§ **OBJECTIVE**
Write out the material exactly, with the pictures left out.

======

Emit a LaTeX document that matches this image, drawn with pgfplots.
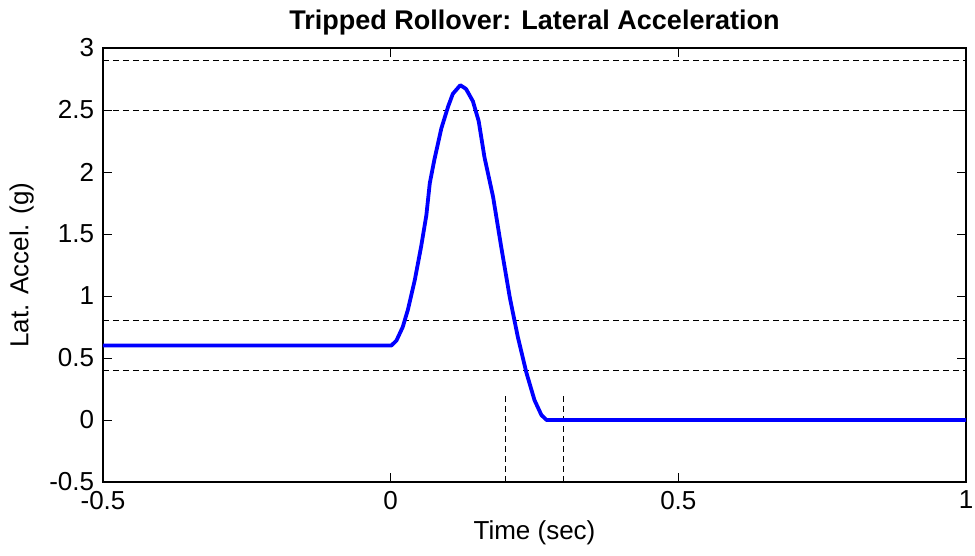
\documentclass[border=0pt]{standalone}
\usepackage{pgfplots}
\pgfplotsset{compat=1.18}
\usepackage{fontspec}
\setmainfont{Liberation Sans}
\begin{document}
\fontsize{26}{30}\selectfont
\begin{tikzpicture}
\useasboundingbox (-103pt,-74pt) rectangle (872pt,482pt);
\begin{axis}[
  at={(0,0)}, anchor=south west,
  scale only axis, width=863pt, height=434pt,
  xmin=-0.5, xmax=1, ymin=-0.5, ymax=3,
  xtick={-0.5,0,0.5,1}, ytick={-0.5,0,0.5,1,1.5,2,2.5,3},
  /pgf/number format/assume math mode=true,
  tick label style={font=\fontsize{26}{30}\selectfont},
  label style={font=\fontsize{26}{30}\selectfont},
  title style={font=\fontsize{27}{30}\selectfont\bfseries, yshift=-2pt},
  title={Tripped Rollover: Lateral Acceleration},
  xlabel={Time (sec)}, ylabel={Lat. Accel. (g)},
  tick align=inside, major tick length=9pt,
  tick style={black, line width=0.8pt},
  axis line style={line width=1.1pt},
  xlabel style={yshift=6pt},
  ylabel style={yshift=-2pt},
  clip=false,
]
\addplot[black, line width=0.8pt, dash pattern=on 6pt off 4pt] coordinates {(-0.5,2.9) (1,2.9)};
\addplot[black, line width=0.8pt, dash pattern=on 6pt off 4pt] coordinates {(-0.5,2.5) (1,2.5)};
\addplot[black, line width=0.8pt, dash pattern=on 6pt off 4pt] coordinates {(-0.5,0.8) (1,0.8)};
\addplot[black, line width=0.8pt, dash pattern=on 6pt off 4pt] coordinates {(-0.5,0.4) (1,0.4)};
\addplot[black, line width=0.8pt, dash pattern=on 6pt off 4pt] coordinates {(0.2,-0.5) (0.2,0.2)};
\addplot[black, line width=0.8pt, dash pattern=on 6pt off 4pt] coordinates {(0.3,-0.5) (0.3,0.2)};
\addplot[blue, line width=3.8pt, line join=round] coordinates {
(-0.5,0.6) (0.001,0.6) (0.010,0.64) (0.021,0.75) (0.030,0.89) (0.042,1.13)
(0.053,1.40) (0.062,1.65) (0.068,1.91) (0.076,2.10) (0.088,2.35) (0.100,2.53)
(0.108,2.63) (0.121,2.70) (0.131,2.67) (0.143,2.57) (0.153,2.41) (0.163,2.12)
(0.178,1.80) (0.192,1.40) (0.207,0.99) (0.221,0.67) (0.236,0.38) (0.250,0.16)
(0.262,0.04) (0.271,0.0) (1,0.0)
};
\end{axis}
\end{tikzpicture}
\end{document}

======

§ **CORRECT RESPONSE**
Emit a LaTeX document that matches this image, drawn with pgfplots.
\documentclass[border=0pt]{standalone}
\usepackage{pgfplots}
\pgfplotsset{compat=1.18}
\usepackage{fontspec}
\setmainfont{Liberation Sans}
\begin{document}
\fontsize{26}{30}\selectfont
\begin{tikzpicture}
\useasboundingbox (-103pt,-74pt) rectangle (872pt,482pt);
\begin{axis}[
  at={(0,0)}, anchor=south west,
  scale only axis, width=863pt, height=434pt,
  xmin=-0.5, xmax=1, ymin=-0.5, ymax=3,
  xtick={-0.5,0,0.5,1}, ytick={-0.5,0,0.5,1,1.5,2,2.5,3},
  /pgf/number format/assume math mode=true,
  tick label style={font=\fontsize{26}{30}\selectfont},
  label style={font=\fontsize{26}{30}\selectfont},
  title style={font=\fontsize{27}{30}\selectfont\bfseries, yshift=-2pt},
  title={Tripped Rollover: Lateral Acceleration},
  xlabel={Time (sec)}, ylabel={Lat. Accel. (g)},
  tick align=inside, major tick length=9pt,
  tick style={black, line width=0.8pt},
  axis line style={line width=1.1pt},
  xlabel style={yshift=6pt},
  ylabel style={yshift=-2pt},
  clip=false,
]
\addplot[black, line width=0.8pt, dash pattern=on 6pt off 4pt] coordinates {(-0.5,2.9) (1,2.9)};
\addplot[black, line width=0.8pt, dash pattern=on 6pt off 4pt] coordinates {(-0.5,2.5) (1,2.5)};
\addplot[black, line width=0.8pt, dash pattern=on 6pt off 4pt] coordinates {(-0.5,0.8) (1,0.8)};
\addplot[black, line width=0.8pt, dash pattern=on 6pt off 4pt] coordinates {(-0.5,0.4) (1,0.4)};
\addplot[black, line width=0.8pt, dash pattern=on 6pt off 4pt] coordinates {(0.2,-0.5) (0.2,0.2)};
\addplot[black, line width=0.8pt, dash pattern=on 6pt off 4pt] coordinates {(0.3,-0.5) (0.3,0.2)};
\addplot[blue, line width=3.8pt, line join=round] coordinates {
(-0.5,0.6) (0.001,0.6) (0.010,0.64) (0.021,0.75) (0.030,0.89) (0.042,1.13)
(0.053,1.40) (0.062,1.65) (0.068,1.91) (0.076,2.10) (0.088,2.35) (0.100,2.53)
(0.108,2.63) (0.121,2.70) (0.131,2.67) (0.143,2.57) (0.153,2.41) (0.163,2.12)
(0.178,1.80) (0.192,1.40) (0.207,0.99) (0.221,0.67) (0.236,0.38) (0.250,0.16)
(0.262,0.04) (0.271,0.0) (1,0.0)
};
\end{axis}
\end{tikzpicture}
\end{document}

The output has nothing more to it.